The Importance of Contract Farming to Small-scale Farmers in Africa and the Implications for Policy: A Review Scenario

Douglas Ncube1 , * Open Modal Authors Info & Affiliations
The Open Agriculture Journal 02 June 2020 REVIEW ARTICLE DOI: 10.2174/1874331502014010059



Contract Farming (CF) has been largely believed to have the ability to promote the chances of Small-scale Farmers (SSFs) from less developed nations to participate in intensive agricultural production and lucrative export markets, thereby integrating them into the latest way of doing agri-business.

Problem statement:

A perennial issue of SSFs in Africa is a subsistence agricultural productivity due to lack of proper markets, credits and technology in recent years, aggravated by unstable prices of energy and food and lately by the global financial crisis.


The study is purely qualitative in nature, making use of secondary data (literature from journals, working papers, unpublished theses and other publications was analysed). The study reviewed CF definitions, the origins, evolution, models on CF, SSFs and CF, objectives, policy-issues and implications to conclusions and recommendations.

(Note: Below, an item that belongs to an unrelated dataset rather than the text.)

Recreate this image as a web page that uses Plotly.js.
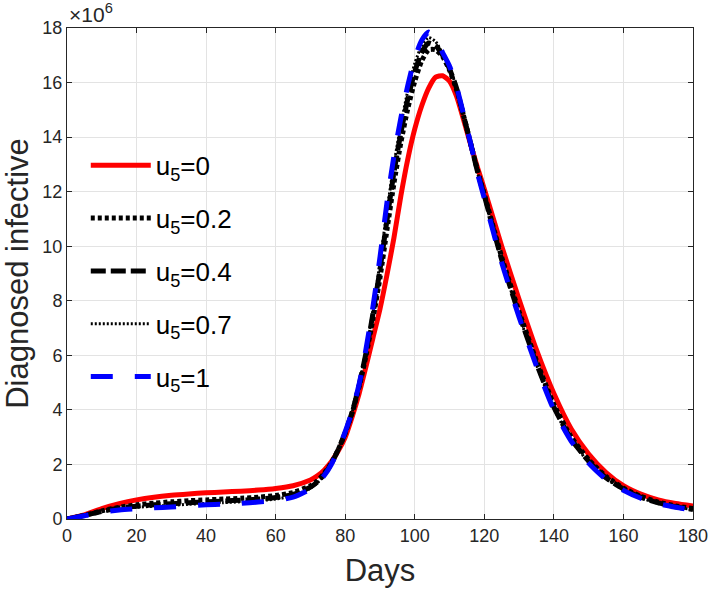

The study has shown that adjustments in agri-food systems globally are producing an increased new interest in CF as a supply-chain governance strategy. It has been established that small and medium size farmers in Africa are suppressed by market bottlenecks or unfairness, for example, restricted access to loan facilities, insurance and specialised agri-inputs at above-average costs.


Government and the private sector must formulate contractual laws that will govern agricultural production and marketing agreements between agri-businesses and farmers in addition to establishing and strengthening contract-enforcing institutions to protect both parties contract from any contractual problems, for example, side marketing. Contract Farming brings out the best outcomes for farmers when they have sufficient bargaining power to negotiate the terms of the contract.

Keywords: Contract farming, Exploitation, Small scale farmers, Agricultural marketing, Low productivity, Rural poverty.